_Request:_ Retype, word for word, the lines between the ones holding "What React, TypeScript" and "5.6, 5.4, 5.13];", inclusive; pictures stay out of the copy.
::::
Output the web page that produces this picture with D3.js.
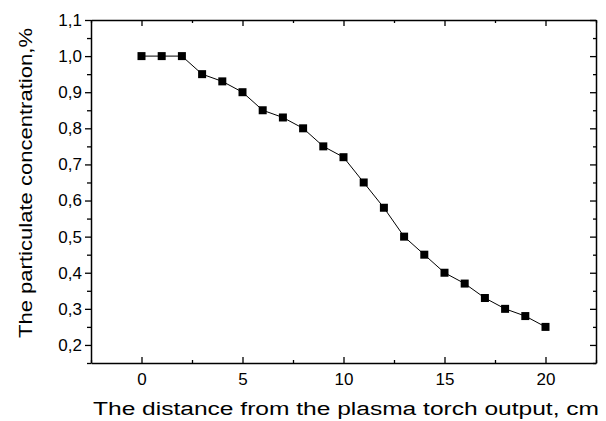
<!DOCTYPE html>
<html>
<head>
<meta charset="utf-8">
<script src="https://cdn.jsdelivr.net/npm/d3@7"></script>
<style>
  body { margin: 0; background: #fff; }
  text { font-family: "Liberation Sans", Arial, sans-serif; fill: #000; }
</style>
</head>
<body>
<svg id="chart" width="606" height="421"></svg>
<script>
var distance = [0, 1, 2, 3, 4, 5, 6, 7, 8, 9, 10, 11, 12, 13, 14, 15, 16, 17, 18, 19, 20];
var concentration = [1.0, 1.0, 1.0, 0.95, 0.93, 0.90, 0.85, 0.83, 0.80, 0.75, 0.72, 0.65, 0.58, 0.50, 0.45, 0.40, 0.37, 0.33, 0.30, 0.28, 0.25];
var xTicks = [0, 5, 10, 15, 20];
var yTicks = [0.2, 0.3, 0.4, 0.5, 0.6, 0.7, 0.8, 0.9, 1.0, 1.1];

var svg = d3.select("#chart");
var pLeft = 91, pRight = 596, pTop = 20, pBottom = 363;

var x = d3.scaleLinear().domain([-2.5, 22.5]).range([pLeft, pRight]);
var y = d3.scaleLinear().domain([0.15, 1.1]).range([pBottom, pTop]);

var fmt = function (d) { return d3.format(".1f")(d).replace(".", ","); };
var xMinor = [-2.5, 2.5, 7.5, 12.5, 17.5, 22.5];
var yMinor = [0.15, 0.25, 0.35, 0.45, 0.55, 0.65, 0.75, 0.85, 0.95, 1.05];

function styleAxis(g) {
    g.select(".domain").attr("stroke", "#000").attr("stroke-width", 1.5);
    g.selectAll(".tick line").attr("stroke", "#000").attr("stroke-width", 1.3);
}

// bottom axis: ticks inward, labels below
var gx = svg.append("g").attr("transform", "translate(0," + pBottom + ")")
    .call(d3.axisBottom(x).tickValues(xTicks).tickSizeInner(-6).tickSizeOuter(0).tickPadding(10).tickFormat(d3.format("d")));
gx.call(styleAxis);
gx.selectAll("text").attr("font-size", 17);
svg.append("g").attr("transform", "translate(0," + pBottom + ")")
    .call(d3.axisBottom(x).tickValues(xMinor).tickSize(-3).tickFormat(""))
    .call(styleAxis).select(".domain").remove();

// top axis: ticks inward, no labels
svg.append("g").attr("transform", "translate(0," + pTop + ")")
    .call(d3.axisTop(x).tickValues(xTicks).tickSizeInner(-6).tickSizeOuter(0).tickFormat(""))
    .call(styleAxis);
svg.append("g").attr("transform", "translate(0," + pTop + ")")
    .call(d3.axisTop(x).tickValues(xMinor).tickSize(-3).tickFormat(""))
    .call(styleAxis).select(".domain").remove();

// left axis: ticks outward, labels
var gy = svg.append("g").attr("transform", "translate(" + pLeft + ",0)")
    .call(d3.axisLeft(y).tickValues(yTicks).tickSizeInner(6).tickSizeOuter(0).tickPadding(3).tickFormat(fmt));
gy.call(styleAxis);
gy.selectAll("text").attr("font-size", 17);
svg.append("g").attr("transform", "translate(" + pLeft + ",0)")
    .call(d3.axisLeft(y).tickValues(yMinor).tickSize(4).tickFormat(""))
    .call(styleAxis).select(".domain").remove();

// right axis: ticks inward
svg.append("g").attr("transform", "translate(" + pRight + ",0)")
    .call(d3.axisRight(y).tickValues(yTicks).tickSizeInner(-6).tickSizeOuter(0).tickFormat(""))
    .call(styleAxis);
svg.append("g").attr("transform", "translate(" + pRight + ",0)")
    .call(d3.axisRight(y).tickValues(yMinor).tickSize(-3).tickFormat(""))
    .call(styleAxis).select(".domain").remove();

// data line and markers
var line = d3.line()
    .x(function (d, i) { return x(distance[i]); })
    .y(function (d) { return y(d); });
svg.append("path").datum(concentration)
    .attr("d", line)
    .attr("fill", "none")
    .attr("stroke", "#000")
    .attr("stroke-width", 1);

svg.append("g").selectAll("rect").data(concentration).enter().append("rect")
    .attr("x", function (d, i) { return x(distance[i]) - 4; })
    .attr("y", function (d) { return y(d) - 4; })
    .attr("width", 8)
    .attr("height", 8)
    .attr("fill", "#000");

// axis titles
svg.append("text")
    .attr("x", 346).attr("y", 415)
    .attr("text-anchor", "middle")
    .attr("font-size", 18)
    .attr("textLength", 506)
    .attr("lengthAdjust", "spacingAndGlyphs")
    .text("The distance from the plasma torch output, cm");

svg.append("text")
    .attr("transform", "translate(32,183) rotate(-90)")
    .attr("text-anchor", "middle")
    .attr("font-size", 18)
    .attr("textLength", 310)
    .attr("lengthAdjust", "spacingAndGlyphs")
    .text("The particulate concentration,%");
</script>
</body>
</html>
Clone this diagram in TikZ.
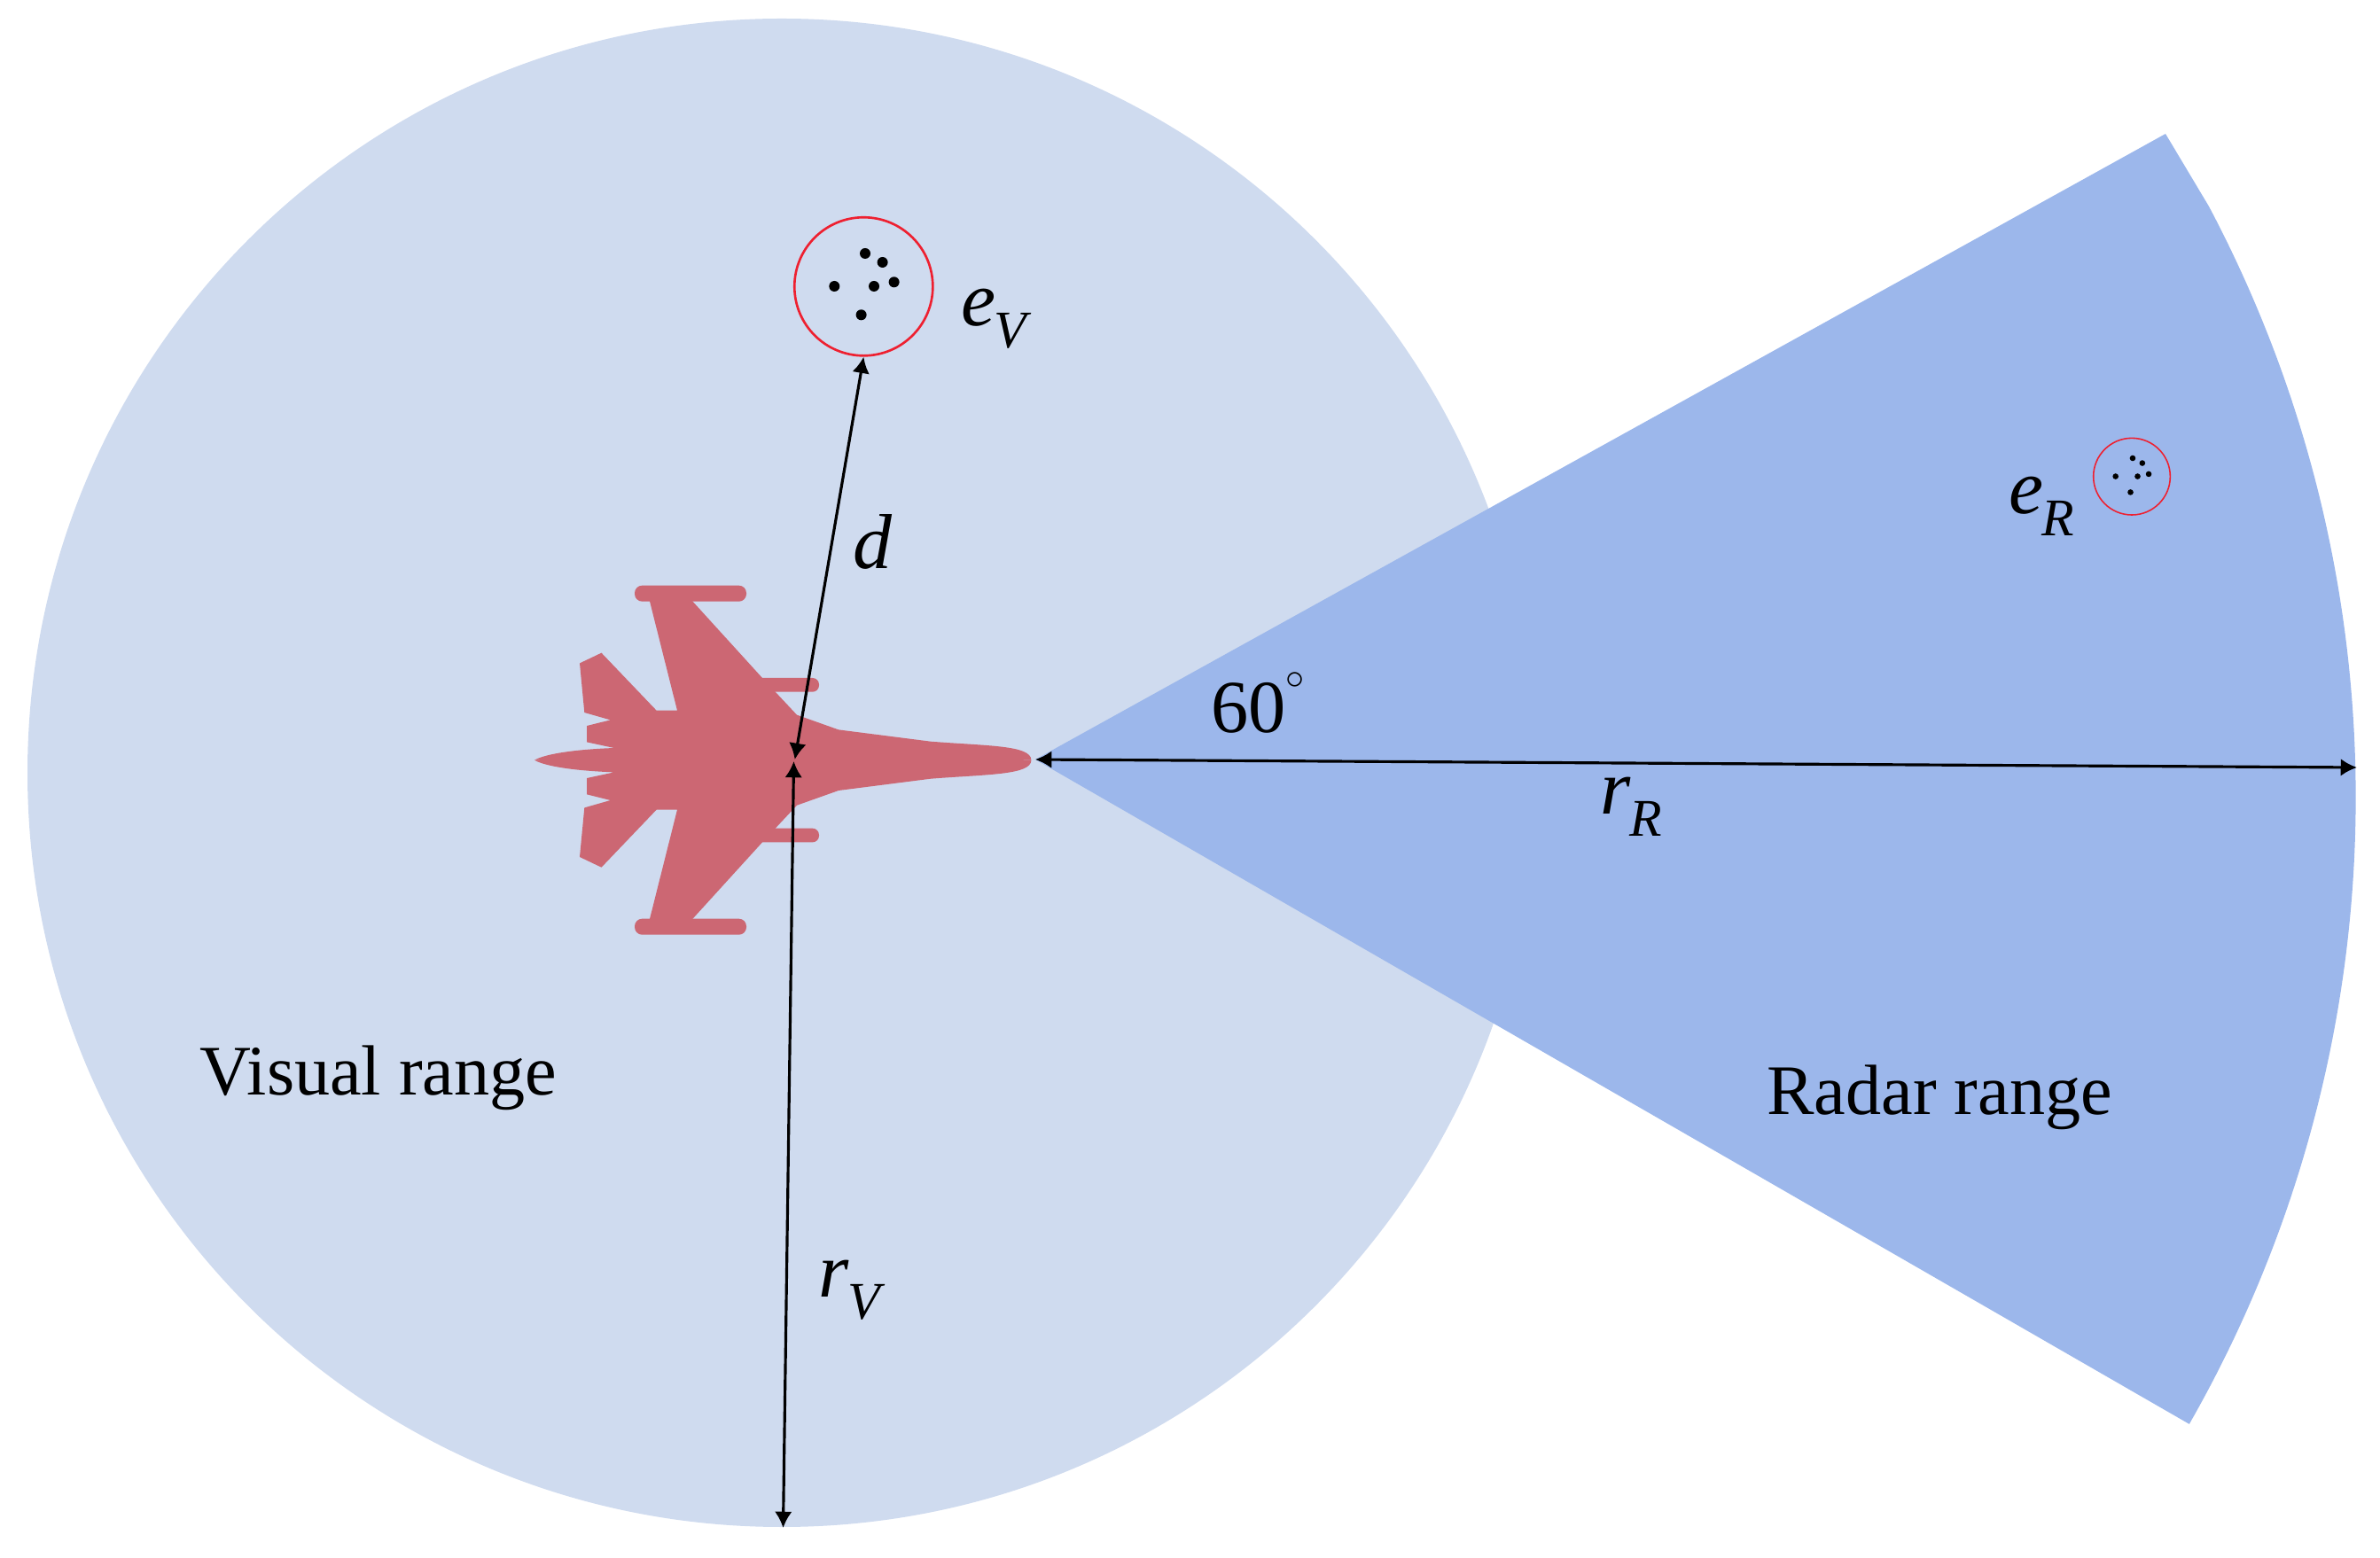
\documentclass[tikz,border=0pt]{standalone}
\usepackage{fontspec}
\setmainfont{Liberation Serif}
\usetikzlibrary{arrows.meta}
\definecolor{visualblue}{HTML}{CFDBEF}
\definecolor{radarblue}{HTML}{9CB7EB}
\definecolor{jetred}{HTML}{CC6773}
\definecolor{ringred}{HTML}{EE2030}
\newcommand{\sublabel}[2]{\textit{#1}\kern-0.02em\raisebox{-0.28em}{\fontsize{17}{20}\selectfont\textit{#2}}}
\tikzset{
  rangelabel/.style={font=\fontsize{22.8}{27}\selectfont},
  mathlabel/.style={font=\fontsize{25}{30}\selectfont},
  measure/.style={{Latex[length=5.2pt,width=5.6pt]}-{Latex[length=5.2pt,width=5.6pt]},line width=0.9pt},
  echoring/.style={circle,draw=ringred,inner sep=0pt}
}
\begin{document}
\begin{tikzpicture}[x=0.01cm,y=0.01cm]
      \useasboundingbox (0,0) rectangle (2685,1757);
      % visual disc and radar sector
      \fill[visualblue] (882,885) circle[radius=851];
      \fill[radarblue] (1168,900) -- (2443,1606) -- (2492,1524)
        arc[start angle=27.9,end angle=-29.75,radius=1425] -- cycle;
      % jet, one half mirrored
      \begin{scope}[shift={(603,899.3)}]
        \foreach \s in {1,-1} {
          \begin{scope}[yscale=\s]
            \fill[jetred] (0,0) .. controls (12,7) and (45,12) .. (89.8,13.7)
              -- (59.2,20.3) -- (59.2,38.7) -- (85.7,45.3) -- (56.3,53.7)
              -- (51,109.3) -- (75.5,121) -- (137.6,56) -- (161,56)
              -- (129.8,180) -- (177.6,180) -- (257,92.7) -- (296,51)
              -- (343,34.3) -- (447,21)
              .. controls (510,16) and (560.4,17) .. (560.4,0)
              -- (400,-1) -- (100,-1) -- cycle;
            \fill[jetred,rounded corners=2.4pt] (113,179) rectangle (239,197);
            \fill[jetred,rounded corners=2.1pt] (250,77) rectangle (321,92.7);
          \end{scope}
        }
      \end{scope}
      % echo rings
      \node[echoring,minimum size=1.56cm,line width=0.75pt] (eV) at (974.3,1433.7) {};
      \node[echoring,minimum size=0.866cm,line width=0.45pt] (eR) at (2405,1219.3) {};
      \foreach \dx/\dy in {1.7/37.3,21.3/27.3,-33/0.3,11.7/0.3,34.3/5,-2.7/-32} {
        \fill (eV) ++(\dx,\dy) circle[radius=6];
        \fill (eR) ++({\dx*0.555},{\dy*0.555}) circle[radius=3.3];
      }
      % measures
      \coordinate (hubV) at (895.5,898);
      \coordinate (footV) at (883.5,33);
      \coordinate (hubD) at (896.7,900);
      \coordinate (radarL) at (1168,900);
      \coordinate (radarR) at (2659,891);
      \draw[measure] (hubV) -- (footV);
      \draw[measure] (hubD) -- (eV.south);
      \draw[measure] (radarL) -- (radarR);
      % labels
      \node[rangelabel] (visual) at (427,541) {Visual range};
      \node[rangelabel] (radar) at (2188,519) {Radar range};
      \node[font=\fontsize{24}{28}\selectfont] (angle) at (1420,964) {60\raisebox{0.2em}{$^{\scriptscriptstyle\circ}$}};
      \node[mathlabel] (labelEV) at (1124,1397) {\sublabel{e}{V}};
      \node[mathlabel] (labelER) at (2303,1186) {\sublabel{e}{R}};
      \node[mathlabel] (labelD) at (985,1146) {\textit{d}};
      \node[mathlabel] (labelRV) at (961,301) {\sublabel{r}{V}};
      \node[mathlabel] (labelRR) at (1840,847) {\sublabel{r}{R}};
    \end{tikzpicture}
\end{document}
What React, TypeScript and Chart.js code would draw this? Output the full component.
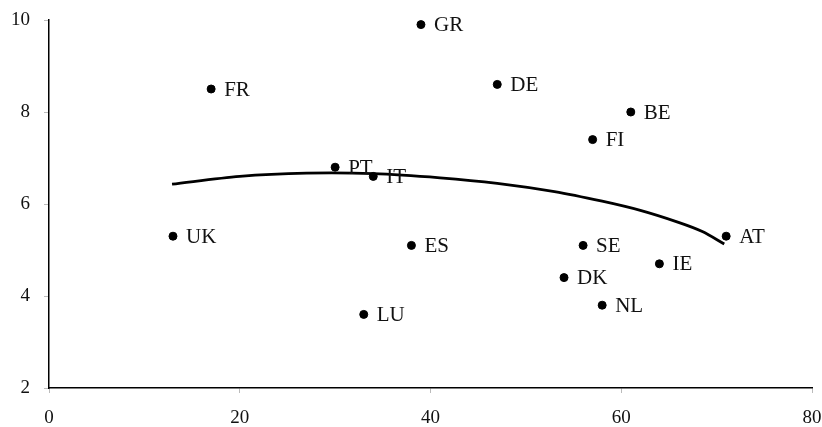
import React, { useEffect, useRef } from "react";
import { Chart, registerables } from "chart.js";

Chart.register(...registerables);

const countries = ["UK", "FR", "GR", "DE", "BE", "FI", "PT", "IT", "ES", "LU", "SE", "DK", "NL", "IE", "AT"];
const xValues = [13, 17, 39, 47, 61, 57, 30, 34, 38, 33, 56, 54, 58, 64, 71];
const yValues = [5.3, 8.5, 9.9, 8.6, 8.0, 7.4, 6.8, 6.6, 5.1, 3.6, 5.1, 4.4, 3.8, 4.7, 5.3];

const trendX = [12.9, 20.0, 27.0, 34.0, 41.0, 47.0, 53.0, 58.0, 62.0, 66.0, 68.5, 70.8];
const trendY = [6.43, 6.6, 6.67, 6.66, 6.57, 6.45, 6.27, 6.06, 5.86, 5.6, 5.4, 5.13];

const xTicks = [0, 20, 40, 60, 80];
const yTicks = [2, 4, 6, 8, 10];

const FONT = "'Liberation Serif', 'Times New Roman', serif";

const labelPlugin = {
  id: "pointLabels",
  afterDatasetsDraw(chart: any) {
    const meta = chart.getDatasetMeta(1);
    const ctx = chart.ctx;
    ctx.save();
    ctx.font = `21px ${FONT}`;
    ctx.fillStyle = "#111";
    ctx.textAlign = "left";
    ctx.textBaseline = "middle";
    meta.data.forEach((pt: any, i: number) => {
      ctx.fillText(countries[i], pt.x + 13, pt.y + 1);
    });
    ctx.restore();
  },
};

export default function App() {
  const ref = useRef<HTMLCanvasElement | null>(null);
  useEffect(() => {
    document.body.style.margin = "0";
    const chart = new Chart(ref.current as HTMLCanvasElement, {
      type: "scatter",
      data: {
        datasets: [
          {
            type: "line",
            data: trendX.map((x, i) => ({ x, y: trendY[i] })),
            borderColor: "#000",
            borderWidth: 2.8,
            pointRadius: 0,
            tension: 0.3,
            fill: false,
          } as any,
          {
            data: xValues.map((x, i) => ({ x, y: yValues[i] })),
            backgroundColor: "#000",
            borderColor: "#000",
            pointRadius: 4,
            pointHoverRadius: 4,
          },
        ],
      },
      options: {
        responsive: false,
        animation: false,
        layout: { padding: { top: 20, right: 10, left: 0, bottom: 0 } },
        plugins: { legend: { display: false }, tooltip: { enabled: false } },
        scales: {
          x: {
            type: "linear",
            min: 0,
            max: 80,
            afterBuildTicks: (axis: any) => {
              axis.ticks = xTicks.map((v) => ({ value: v }));
            },
            afterFit: (axis: any) => {
              axis.height = 39;
              axis.paddingLeft = 0;
              axis.paddingRight = 0;
            },
            grid: { drawOnChartArea: false, drawTicks: true, tickLength: 5, color: "#bbb" },
            border: { color: "#000", width: 1.5 },
            ticks: { color: "#111", font: { family: FONT, size: 19 }, padding: 14, maxRotation: 0 },
          },
          y: {
            type: "linear",
            min: 2,
            max: 10,
            afterBuildTicks: (axis: any) => {
              axis.ticks = yTicks.map((v) => ({ value: v }));
            },
            afterFit: (axis: any) => {
              axis.width = 49;
              axis.paddingTop = 0;
              axis.paddingBottom = 0;
            },
            grid: { drawOnChartArea: false, drawTicks: true, tickLength: 5, color: "#bbb" },
            border: { color: "#000", width: 1.5 },
            ticks: { color: "#111", font: { family: FONT, size: 19 }, padding: 14 },
          },
        },
      },
      plugins: [labelPlugin],
    });
    return () => chart.destroy();
  }, []);
  return (
    <div style={{ width: 822, height: 427 }}>
      <canvas ref={ref} width={822} height={427} />
    </div>
  );
}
::::
_Final answer:_
What React, TypeScript and Chart.js code would draw this? Output the full component.
import React, { useEffect, useRef } from "react";
import { Chart, registerables } from "chart.js";

Chart.register(...registerables);

const countries = ["UK", "FR", "GR", "DE", "BE", "FI", "PT", "IT", "ES", "LU", "SE", "DK", "NL", "IE", "AT"];
const xValues = [13, 17, 39, 47, 61, 57, 30, 34, 38, 33, 56, 54, 58, 64, 71];
const yValues = [5.3, 8.5, 9.9, 8.6, 8.0, 7.4, 6.8, 6.6, 5.1, 3.6, 5.1, 4.4, 3.8, 4.7, 5.3];

const trendX = [12.9, 20.0, 27.0, 34.0, 41.0, 47.0, 53.0, 58.0, 62.0, 66.0, 68.5, 70.8];
const trendY = [6.43, 6.6, 6.67, 6.66, 6.57, 6.45, 6.27, 6.06, 5.86, 5.6, 5.4, 5.13];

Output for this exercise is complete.